For those who do not know, a widget is a snippet of code and can be anything that can be embedded within a page of HTML, i.e. a web page. A widget adds some content to that page that is not static. Generally widgets are third party originated, though they can be home made. Widgets are also known as modules, and plug-ins.Applications can be integrated within a third party website by the placement of a small snippet of code. The code brings in ‘live’ content – advertisements, links, images – from a third party site without the web site owner having to update.

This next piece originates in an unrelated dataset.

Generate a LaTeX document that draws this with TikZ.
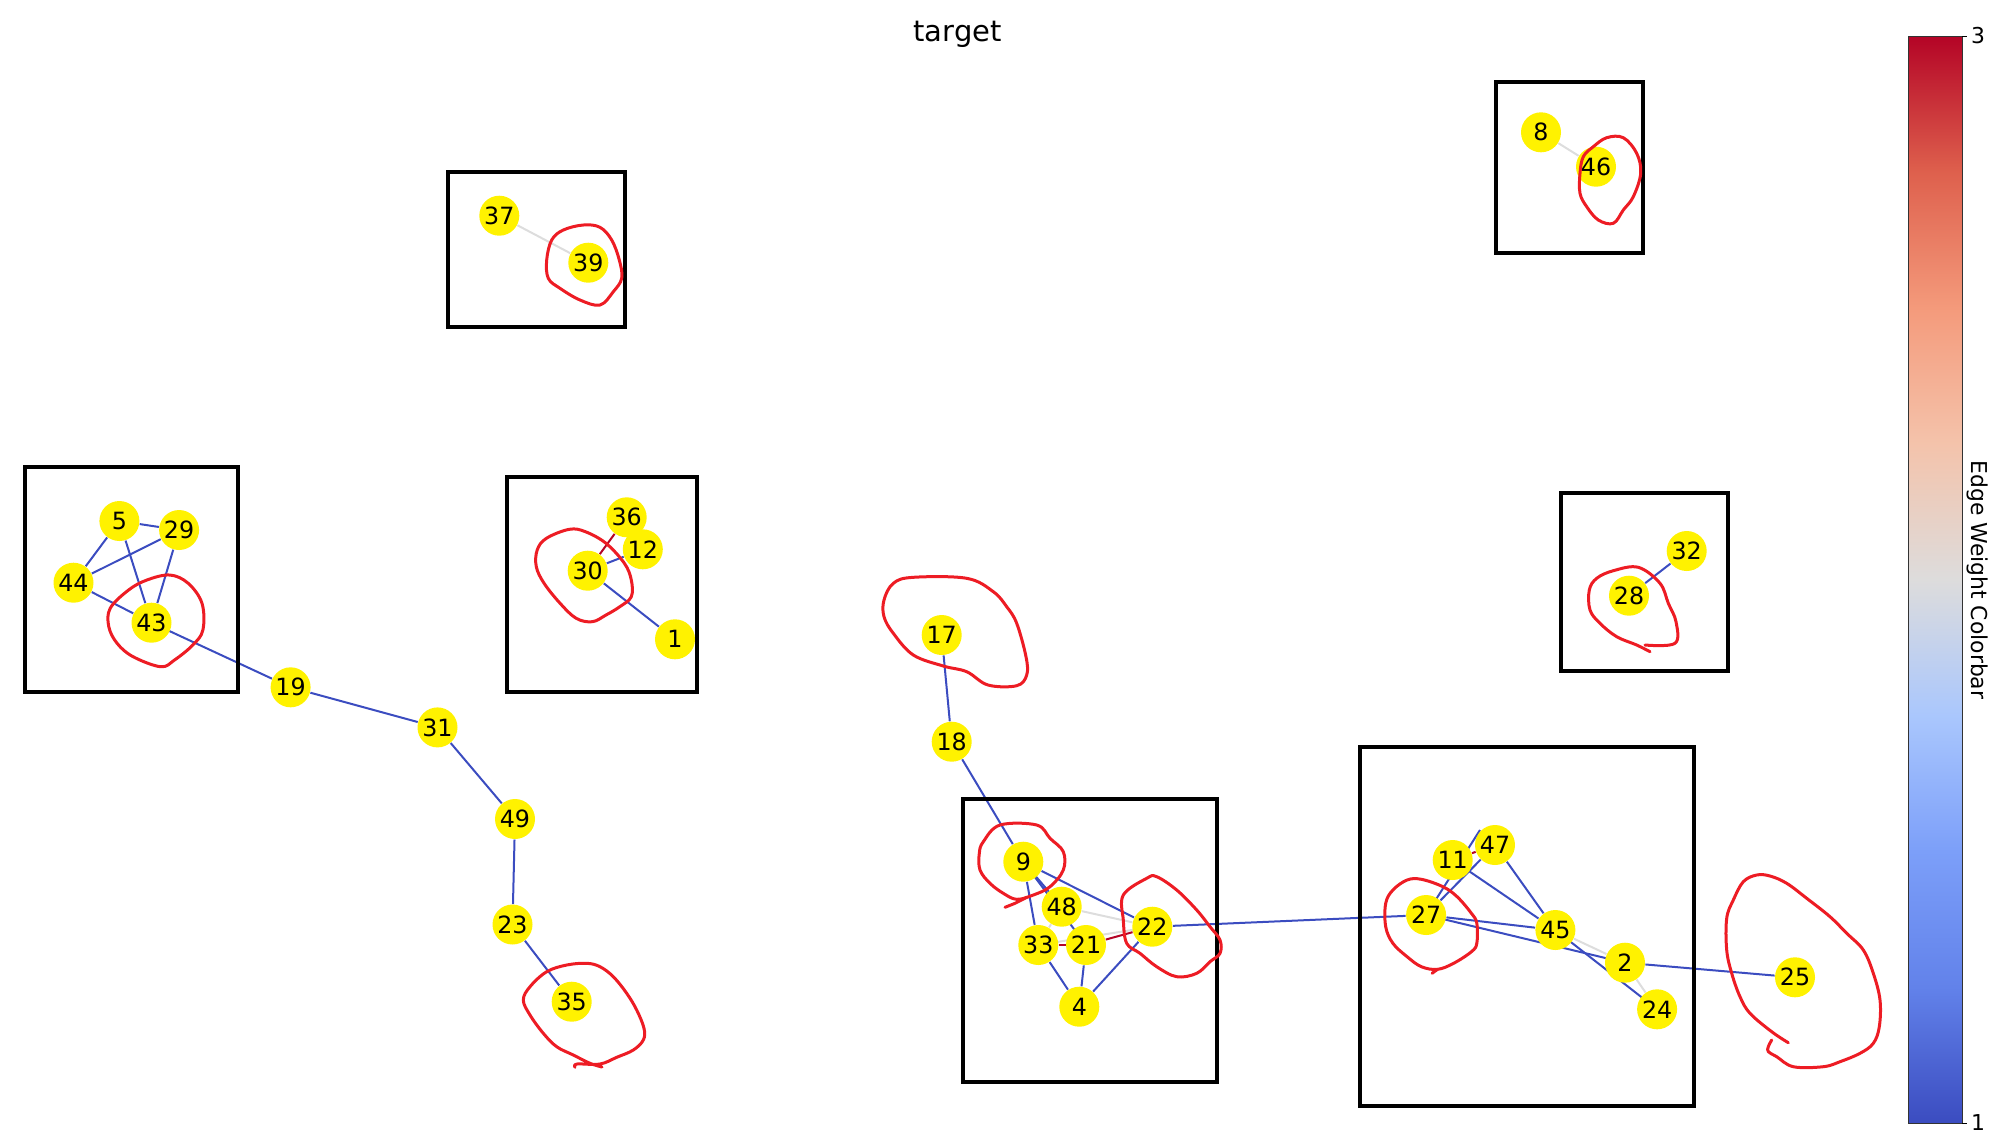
\documentclass[tikz,border=0pt]{standalone}
\usepackage{fontspec}
\setmainfont{DejaVu Sans}
\usetikzlibrary{backgrounds}

\definecolor{edgelow}{RGB}{59,76,192}
\definecolor{edgemid}{RGB}{221,221,221}
\definecolor{edgehigh}{RGB}{180,4,38}
\definecolor{loopred}{RGB}{237,28,36}
\definecolor{cwa}{RGB}{59,76,192}
\definecolor{cwb}{RGB}{98,130,234}
\definecolor{cwc}{RGB}{124,159,249}
\definecolor{cwd}{RGB}{170,199,253}
\definecolor{cwe}{RGB}{221,220,220}
\definecolor{cwf}{RGB}{244,195,171}
\definecolor{cwg}{RGB}{244,154,123}
\definecolor{cwh}{RGB}{222,96,77}
\definecolor{cwi}{RGB}{180,4,38}
\pgfdeclareverticalshading{coolwarmbar}{100bp}{color(0bp)=(cwa); color(25bp)=(cwa);
  color(31.25bp)=(cwb); color(37.5bp)=(cwc); color(43.75bp)=(cwd); color(50bp)=(cwe);
  color(56.25bp)=(cwf); color(62.5bp)=(cwg); color(68.75bp)=(cwh); color(75bp)=(cwi);
  color(100bp)=(cwi)}

\tikzset{
  vertex/.style={circle, fill=yellow, inner sep=0pt, minimum size=16pt,
    font=\fontsize{9.5}{11}\selectfont},
  lowedge/.style={edgelow, line width=0.8pt},
  midedge/.style={edgemid, line width=0.8pt},
  highedge/.style={edgehigh, line width=0.8pt},
  groupbox/.style={draw=black, line width=1.6pt},
  redloop/.style={loopred, line width=1.2pt, line join=round, line cap=round},
}

\begin{document}
\begin{tikzpicture}[x=0.4pt, y=-0.4pt]
\useasboundingbox (0,0) rectangle (1994,1142);

\node[font=\fontsize{11.6}{14}\selectfont] (title) at (957.6,34.5) {target};

% nodes
\node[vertex] (n37) at (499.3,215.7) {37};
\node[vertex] (n39) at (588.3,262.7) {39};
\node[vertex] (n8) at (1541,132.3) {8};
\node[vertex] (n46) at (1596,166.7) {46};
\node[vertex] (n5) at (119.4,521) {5};
\node[vertex] (n29) at (179.1,530) {29};
\node[vertex] (n44) at (73.5,582.7) {44};
\node[vertex] (n43) at (151.5,622.7) {43};
\node[vertex] (n36) at (626.7,517.3) {36};
\node[vertex] (n12) at (642.8,549.3) {12};
\node[vertex] (n30) at (587.7,570.7) {30};
\node[vertex] (n1) at (675,639.3) {1};
\node[vertex] (n19) at (290.6,687.3) {19};
\node[vertex] (n31) at (437.5,727.4) {31};
\node[vertex] (n49) at (515,819) {49};
\node[vertex] (n23) at (512.5,924.5) {23};
\node[vertex] (n35) at (571.7,1001.7) {35};
\node[vertex] (n17) at (941.7,635) {17};
\node[vertex] (n18) at (951.7,741.7) {18};
\node[vertex] (n9) at (1023.3,861.7) {9};
\node[vertex] (n48) at (1061.7,906.7) {48};
\node[vertex] (n33) at (1038.3,945) {33};
\node[vertex] (n21) at (1086,945) {21};
\node[vertex] (n22) at (1152.3,926.7) {22};
\node[vertex] (n4) at (1079.3,1006.7) {4};
\node[vertex] (n47) at (1495,845) {47};
\node[vertex] (n11) at (1452.7,860) {11};
\node[vertex] (n27) at (1426.1,915) {27};
\node[vertex] (n45) at (1555.4,930) {45};
\node[vertex] (n2) at (1625,962.7) {2};
\node[vertex] (n24) at (1657.1,1009.3) {24};
\node[vertex] (n25) at (1795,977.3) {25};
\node[vertex] (n32) at (1686.7,551) {32};
\node[vertex] (n28) at (1629,595.7) {28};
\coordinate (c27top) at (1480,830);

% edges
\begin{pgfonlayer}{background}
\draw[midedge] (n37) -- (n39);
\draw[midedge] (n8) -- (n46);
\draw[lowedge] (n5) -- (n29);
\draw[lowedge] (n5) -- (n44);
\draw[lowedge] (n5) -- (n43);
\draw[lowedge] (n29) -- (n44);
\draw[lowedge] (n29) -- (n43);
\draw[lowedge] (n44) -- (n43);
\draw[lowedge] (n43.center) -- (n19);
\draw[highedge] (n36) -- (n30);
\draw[lowedge] (n12) -- (n30);
\draw[lowedge] (n30) -- (n1);
\draw[lowedge] (n19) -- (n31);
\draw[lowedge] (n31) -- (n49);
\draw[lowedge] (n49) -- (n23);
\draw[lowedge] (n23) -- (n35);
\draw[lowedge] (n17) -- (n18);
\draw[lowedge] (n18) -- (n9);
\draw[lowedge] (n9.center) -- (n48.center);
\draw[lowedge] (n9.center) -- (n21.center);
\draw[lowedge] (n9) -- (n33);
\draw[lowedge] (n9) -- (n22);
\draw[midedge] (n48) -- (n22);
\draw[midedge] (n33) -- (n48);
\draw[midedge] (n33.center) -- (n22.center);
\draw[highedge] (n33) -- (n21);
\draw[highedge] (n21) -- (n22);
\draw[lowedge] (n33) -- (n4);
\draw[lowedge] (n21) -- (n4);
\draw[lowedge] (n22) -- (n4);
\draw[lowedge] (n22) -- (n27);
\draw[highedge] (n11) -- (n47);
\draw[lowedge] (n27.center) -- (c27top);
\draw[lowedge] (n27) -- (n47);
\draw[lowedge] (n11) -- (n45);
\draw[lowedge] (n47) -- (n45);
\draw[lowedge] (n27) -- (n45);
\draw[lowedge] (n27.center) -- (n2.center);
\draw[midedge] (n45) -- (n2);
\draw[lowedge] (n45.center) -- (n24.center);
\draw[midedge] (n2) -- (n24);
\draw[lowedge] (n2) -- (n25);
\draw[lowedge] (n32) -- (n28);
\end{pgfonlayer}

% boxes
\draw[groupbox] (447.7,171.7) rectangle (625,326.7);
\draw[groupbox] (1495.7,81.7) rectangle (1643.3,253.3);
\draw[groupbox] (25.3,466.7) rectangle (237.8,691.7);
\draw[groupbox] (507.3,477.3) rectangle (697,691.7);
\draw[groupbox] (963.3,799) rectangle (1216.7,1081.7);
\draw[groupbox] (1360,747.3) rectangle (1693.6,1106.4);
\draw[groupbox] (1561,493.3) rectangle (1728.3,670.7);

% loops
\draw[redloop] plot[smooth cycle, tension=0.6] coordinates {(546.7,260) (551.7,240) (563.3,230)
  (583.3,225) (600,227.3) (611.7,240) (619.3,260) (621.7,278.3) (613.3,291.7) (600,305)
  (580,300) (560,288.3) (548.3,278.3)};
\draw[redloop] plot[smooth cycle, tension=0.6] coordinates {(1580,173.3) (1583.3,156.7)
  (1593.3,146.7) (1606.7,137.7) (1623.3,137.7) (1636.7,153.3) (1640.7,173.3) (1633.3,196.7)
  (1623.3,210) (1613.3,223.3) (1598.3,220) (1586.7,206.7) (1580,193.3)};
\draw[redloop] plot[smooth cycle, tension=0.6] coordinates {(169.9,575) (188.2,583.3)
  (202,603.3) (202.9,630) (192.8,645) (174.5,660) (160.7,666.7) (133.1,656.7) (117.1,643.3)
  (108.8,626.7) (110.2,608.3) (128.6,590) (146.9,580)};
\draw[redloop] plot[smooth cycle, tension=0.6] coordinates {(569.3,529.3) (585.4,531.7)
  (606,543.3) (624.4,563.3) (631.3,580) (631.3,596.7) (619.8,606.7) (606,615) (592.3,621.7)
  (576.2,618.3) (560.1,603.3) (544.1,583.3) (536.3,566.7) (537.2,550) (546.4,538.3)};
\draw[redloop] plot[smooth, tension=0.6] coordinates {(575,1067.3) (577,1064) (600,1064)
  (616.7,1057.3) (633.3,1050) (643.3,1040) (644,1028.3) (636.7,1010) (626.7,993.3)
  (613.3,976.7) (600,966.7) (586.7,963.3) (566.7,965) (546.7,971.7) (530,986.7)
  (523.3,1000) (530,1015) (543.3,1033.3) (556.7,1046.7) (573.3,1055) (590,1063.3) (602,1067)};
\draw[redloop] plot[smooth cycle, tension=0.6] coordinates {(913.3,577.3) (966.7,578.3)
  (993.3,591.7) (1006.7,606.7) (1016.7,623.3) (1026,656.7) (1026.7,675) (1016.7,685.7)
  (988,685) (966.7,671.7) (943.3,666) (913.3,655) (893.3,633.3) (884,616.7) (884,600)
  (893.3,583.3)};
\draw[redloop] plot[smooth cycle, tension=0.6] coordinates {(1000,825) (1036.7,825)
  (1050,838.3) (1063.3,851.7) (1063.3,870) (1050,886.7) (1033.3,895) (1016.7,899.3)
  (1003.3,893.3) (990,883.3) (980,870) (979.3,853.3) (983.3,841.7)};
\draw[redloop] (1026.7,897.3) -- (1015,903.3) -- (1005,907.3);
\draw[redloop] plot[smooth cycle, tension=0.6] coordinates {(1123.3,895) (1146.7,878.3)
  (1156.7,876.7) (1176.7,890) (1196.7,910) (1210,926.7) (1220,940) (1220,953.3)
  (1210,961.7) (1196.7,973.3) (1176.7,976.7) (1156.7,966.7) (1140,953.3) (1126.7,943.3)
  (1123.3,920)};
\draw[redloop] plot[smooth cycle, tension=0.6] coordinates {(1453.6,963.3) (1471.4,951.7)
  (1476.8,943.3) (1476.8,923.3) (1471.4,913.3) (1457.1,896.7) (1442.9,886.7) (1421.4,879.3)
  (1407.1,880) (1392.9,890) (1385.7,903.3) (1385.7,926.7) (1392.9,943.3) (1407.1,956.7)
  (1421.4,966.7) (1437.5,969.3)};
\draw[redloop] (1437.5,969.3) -- (1432.1,973.3);
\draw[redloop] plot[smooth, tension=0.6] coordinates {(1788.3,1042.7) (1771.7,1031.7)
  (1750,1013.3) (1740,996.7) (1731.7,973.3) (1726.7,950) (1726.7,918.3) (1733.3,900)
  (1743.3,881.7) (1756.7,875) (1770,876) (1786.7,883.3) (1806.7,898.3) (1830,916.7)
  (1846.7,933.3) (1863.3,950) (1873.3,973.3) (1880,1000) (1879.3,1026.7) (1873.3,1043.3)
  (1860,1053.3) (1840,1061.7) (1823.3,1066.7) (1793.3,1066.7) (1776.7,1056.7)
  (1768.3,1051.7) (1768.3,1046.7) (1771.7,1040)};
\draw[redloop] plot[smooth, tension=0.6] coordinates {(1645,645) (1675,643.3) (1676,621.7)
  (1668.3,603.3) (1660,583.3) (1638.3,567.3) (1613.3,570.7) (1596.7,578.3) (1589.3,590)
  (1590,610) (1600,623.3) (1616.7,636.7) (1636.7,645) (1650,651.7)};

% colorbar
\shade[shading=coolwarmbar] (1908,36) rectangle (1962,1123);
\draw[line width=0.4pt, black!80] (1908,36) rectangle (1962,1123);
\draw[line width=0.4pt] (1962,36) -- (1967,36);
\draw[line width=0.4pt] (1962,1123) -- (1967,1123);
\node[anchor=west, inner sep=1pt, font=\fontsize{8.75}{10}\selectfont] (tickhi) at (1968,36) {3};
\node[anchor=west, inner sep=1pt, font=\fontsize{8.75}{10}\selectfont] (ticklo) at (1968,1123) {1};
\node[rotate=-90, font=\fontsize{8.75}{10}\selectfont] (cblabel) at (1978,580) {Edge Weight Colorbar};
\end{tikzpicture}
\end{document}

End users can utilize Web Widgets to enhance a number of web-based hosts, or drop targets. Categories of drop targets include social networks, blogs, wikis and personal homepages. Although end users primarily use Web Widgets to enhance their personal web experiences, or the web experiences of visitors to their personal sites, corporations can potentially use Web Widgets to improve their web sites using syndicated content and functionality from third party providers.
The use of web widgets has been increasingly proposed as a marketing channel that could replace the less effective targeted banner ads and take advantage of the viral distribution in social networks. This usage has been criticized as ineffective  on the basis that users of a social space are not mainly in a mindset receptive to information exposition but one of content creation..
With Widget Box I was able to create several widgets. One of them if from content on a very excellent site Web Strategy by Jeremiah. I also used Widget Box to create a widget from my RSS feed for inclusion on other sites as well.